A second commitment to Kyoto still will omit developing countries, and thus is not likely to include the U.S., either. Other countries have announced their intention to decline participation as well, including Canada, Japan, Russia and New Zealand.
Those still committed to Kyoto include Australia and the 27 nations in the European Union, as well as several European countries outside the union.
Imagining a U.S. commitment
Given the unlikelihood of joining a binding treaty any time soon, it is difficult to envision what implementing Kyoto in the U.S. would look like.

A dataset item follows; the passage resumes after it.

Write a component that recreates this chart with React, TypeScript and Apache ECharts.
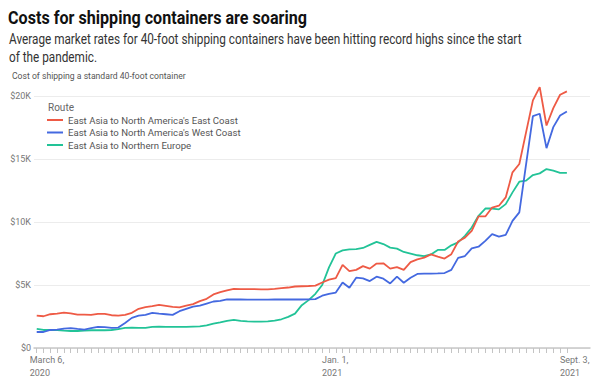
import React, { useEffect, useRef } from "react";
import * as echarts from "echarts";

// Weekly observations, March 6, 2020 (index 0) to Sept. 3, 2021 (index 78)
const eastCoast = [
  2570, 2520, 2680, 2730, 2810, 2740, 2650, 2650, 2630, 2710,
  2710, 2600, 2570, 2630, 2790, 3110, 3240, 3320, 3420, 3340,
  3260, 3220, 3370, 3480, 3720, 3900, 4250, 4430, 4570, 4700,
  4670, 4670, 4670, 4660, 4660, 4700, 4750, 4800, 4880, 4900,
  4920, 4950, 5200, 5420, 5550, 6600, 6100, 6200, 6500, 6300,
  6700, 6720, 6300, 6420, 6200, 6820, 7040, 7170, 7430, 7250,
  7100, 7450, 8450, 8760, 9290, 10440, 10440, 11150, 11290, 11950,
  13940, 14600, 17130, 19650, 20700, 17660, 19040, 20100, 20370,
];
const westCoast = [
  1270, 1270, 1430, 1460, 1540, 1570, 1510, 1460, 1570, 1670,
  1650, 1590, 1620, 1990, 2390, 2570, 2630, 2790, 2730, 2680,
  2630, 2920, 3110, 3290, 3370, 3530, 3690, 3740, 3850, 3860,
  3850, 3840, 3840, 3840, 3840, 3850, 3850, 3850, 3850, 3850,
  3860, 3880, 4150, 4300, 4400, 5200, 4780, 5580, 5530, 5310,
  5660, 5500, 5120, 5660, 5180, 5580, 5880, 5900, 5900, 5920,
  5950, 6200, 7150, 7300, 7910, 8040, 8500, 9030, 8840, 8970,
  10090, 10760, 14600, 18400, 18590, 15860, 17530, 18450, 18770,
];
const northernEurope = [
  1510, 1430, 1430, 1430, 1380, 1350, 1350, 1380, 1410, 1410,
  1410, 1430, 1490, 1590, 1620, 1590, 1590, 1670, 1700, 1670,
  1670, 1670, 1670, 1700, 1720, 1800, 1940, 2040, 2150, 2230,
  2150, 2120, 2100, 2100, 2120, 2180, 2280, 2470, 2730, 3400,
  3800, 4300, 5000, 6400, 7500, 7750, 7830, 7850, 7940, 8180,
  8420, 8250, 7970, 7890, 7620, 7490, 7360, 7300, 7430, 7780,
  7780, 8150, 8380, 8900, 9560, 10490, 11070, 11070, 11000, 11420,
  12350, 13200, 13280, 13730, 13860, 14200, 14080, 13900, 13900,
];

const seriesNames = [
  "East Asia to North America's East Coast",
  "East Asia to North America's West Coast",
  "East Asia to Northern Europe",
];
const seriesColors = ["#ee5a45", "#4469e0", "#22c397"];

const xTickIndices = [0, 43, 78];
const xTickLabels = ["March 6,\n2020", "Jan. 1,\n2021", "Sept. 3,\n2021"];

const yTicks = [0, 5000, 10000, 15000, 20000];

const titleText = "Costs for shipping containers are soaring";
const subtitleLine1 =
  "Average market rates for 40-foot shipping containers have been hitting record highs since the start";
const subtitleLine2 = "of the pandemic.";
const captionText = "Cost of shipping a standard 40-foot container";
const legendTitle = "Route";

const FONT = "Roboto, 'Noto Sans', sans-serif";

function fitScale(text: string, font: string, target: number): number {
  const c = document.createElement("canvas").getContext("2d");
  if (!c) return 1;
  c.font = font;
  const w = c.measureText(text).width;
  return w > 0 ? target / w : 1;
}

export default function App() {
  const ref = useRef<HTMLDivElement>(null);

  useEffect(() => {
    if (!ref.current) return;
    const chart = echarts.init(ref.current, null, { renderer: "svg" });
    const allSeries = [eastCoast, westCoast, northernEurope];

    const titleScale = fitScale(titleText, "bold 18px Roboto", 299);
    const subScale = fitScale(subtitleLine1, "14px Roboto", 513);
    const capScale = fitScale(captionText, "9.5px Roboto", 174);

    chart.setOption({
      animation: false,
      textStyle: { fontFamily: FONT },
      graphic: [
        {
          type: "text",
          x: 8,
          y: 9,
          scaleX: titleScale,
          style: {
            text: titleText,
            fontSize: 18,
            fontWeight: "bold",
            fill: "#111",
            fontFamily: FONT,
            align: "left",
            verticalAlign: "top",
          },
        },
        {
          type: "text",
          x: 9,
          y: 30,
          scaleX: subScale,
          style: {
            text: subtitleLine1 + "\n" + subtitleLine2,
            fontSize: 14,
            lineHeight: 18,
            fill: "#333",
            fontFamily: FONT,
            align: "left",
            verticalAlign: "top",
          },
        },
        {
          type: "text",
          x: 12,
          y: 71,
          scaleX: capScale,
          style: {
            text: captionText,
            fontSize: 9.5,
            fill: "#555",
            fontFamily: FONT,
            align: "left",
            verticalAlign: "top",
          },
        },
        {
          type: "text",
          x: 48,
          y: 102,
          style: {
            text: legendTitle,
            fontSize: 10,
            fill: "#666",
            fontFamily: FONT,
            align: "left",
            verticalAlign: "top",
          },
        },
      ],
      legend: {
        orient: "vertical",
        left: 47,
        top: 115,
        padding: 0,
        icon: "rect",
        itemWidth: 16,
        itemHeight: 2,
        itemGap: 2.5,
        textStyle: { fontSize: 9.6, color: "#555", fontFamily: FONT },
        data: seriesNames,
      },
      grid: { left: 34, right: 10, top: 96, bottom: 35 },
      xAxis: {
        type: "value",
        min: -0.4,
        max: 81.4,
        splitLine: { show: false },
        axisLine: { show: true, lineStyle: { color: "#c8c8c8", width: 1.5 } },
        axisTick: {
          show: true,
          length: 5,
          lineStyle: { color: "#c4c4c4" },
          customValues: eastCoast.map((_, i) => i),
        },
        axisLabel: {
          customValues: xTickIndices,
          align: "left",
          color: "#777",
          fontSize: 9,
          lineHeight: 13,
          margin: 5,
          padding: [0, 0, 0, -7],
          fontFamily: FONT,
          formatter: (v: number) => {
            const k = xTickIndices.indexOf(Math.round(v));
            return k >= 0 ? xTickLabels[k] : "";
          },
        },
      },
      yAxis: {
        type: "value",
        min: yTicks[0],
        max: yTicks[yTicks.length - 1],
        interval: 5000,
        axisLine: { show: false },
        axisTick: { show: false },
        splitLine: { lineStyle: { color: "#ececec", width: 1 } },
        axisLabel: {
          color: "#777",
          fontSize: 9,
          margin: 3,
          fontFamily: FONT,
          formatter: (v: number) => (v === 0 ? "$0" : "$" + v / 1000 + "K"),
        },
      },
      series: allSeries.map((data, s) => ({
        name: seriesNames[s],
        type: "line",
        data: data.map((v, i) => [i, v]),
        showSymbol: false,
        symbol: "none",
        clip: false,
        lineStyle: { width: 1.8, color: seriesColors[s] },
        itemStyle: { color: seriesColors[s] },
        z: 3 - s,
      })),
    });
    return () => chart.dispose();
  }, []);

  return (
    <div
      ref={ref}
      style={{ position: "fixed", left: 0, top: 0, width: 600, height: 383, background: "#fff" }}
    />
  );
}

Konisky said the protocol provided carbon targets, but left a large amount of discretion to individual countries in determining how to meet them. A U.S. approach to curbing carbon, he said, would likely come by way of a similar refrain of policies heard in recent years — for starters, any combination of a cap-and-trade program, a carbon tax, or a clean energy performance standard.
As would be expected, such policies would likely hit the fossil fuel industry and electricity-producing sector of the economy the hardest, and ultimately funnel down to the consumer.
What such costs would amount to is difficult to project – for both industries and individual people – without knowing the exact policies, Konisky said.
The Waxman-Markey Bill of 2009 offers a lens to explore such a cost. In proposing to establish the U.S.'s first cap-and-trade program, California Rep. Henry Waxman's bill called for a 17 percent reduction in carbon emissions by 2020 and 83 percent reduction by 2050, when compared to 2005 levels.
An EPA analysis  estimated the cost of implementing the bill would add an additional $80-111 per household each year, while the nonpartisan Congressional Budget Office projected  the annual cost at $175 per household. Opponents of the bill said the estimates were too low and failed to consider the possible loss of jobs the bill would cause.
The actual costs were never confirmed, however, as the bill died in the Senate after passing in the House in June 2009 by seven votes.
Market fluctuations, such as the dramatic price drop in natural gas, would further complicate projections of carbon-reduction policies, Konisky said.
Did Kyoto work?
With a world divided on its future, did Kyoto succeed in reducing carbon emissions?
While some figures approximating carbon outputs for individual countries have been released, the U.N. is not expected to calculate exact reductions resulting from the treaty until 2014, according to the U.K.'s Guardian.  Recent scientific reports, one from the World Bank , project a temperature rise of 4-to-6 degrees Celsius by 2100.
"I don't think [the Kyoto Protocol] was ever viewed as a vehicle for reaching stabilization of the climate or anything to that degree," said Konisky, adding that reports like the World Bank's suggest a far different scene than what existed 15 years ago.
"I think any new agreement, which was really trying to address the problem, would have to be a much more significant in terms of binding emissions reductions," he said. "Hard to achieve, of course, but I think the science has moved us to a point where more needs to be done than is currently existing in the Kyoto Protocol."
While some countries will continue restricting carbon emissions through a second Kyoto commitment, others nations, and even some U.S. states , will move forward with their own climate change policies while a universal agreement is negotiated. But until the big three – the U.S., China and India – make serious commitments, Konisky said, the climate obstacle will be difficult to overcome.
"I think these international meetings will continue, and they'll continue to be serious, but until those three nations agree to agree, I think it's really hard to come up with a formula where the climate problem is fully and comprehensively addressed," he said.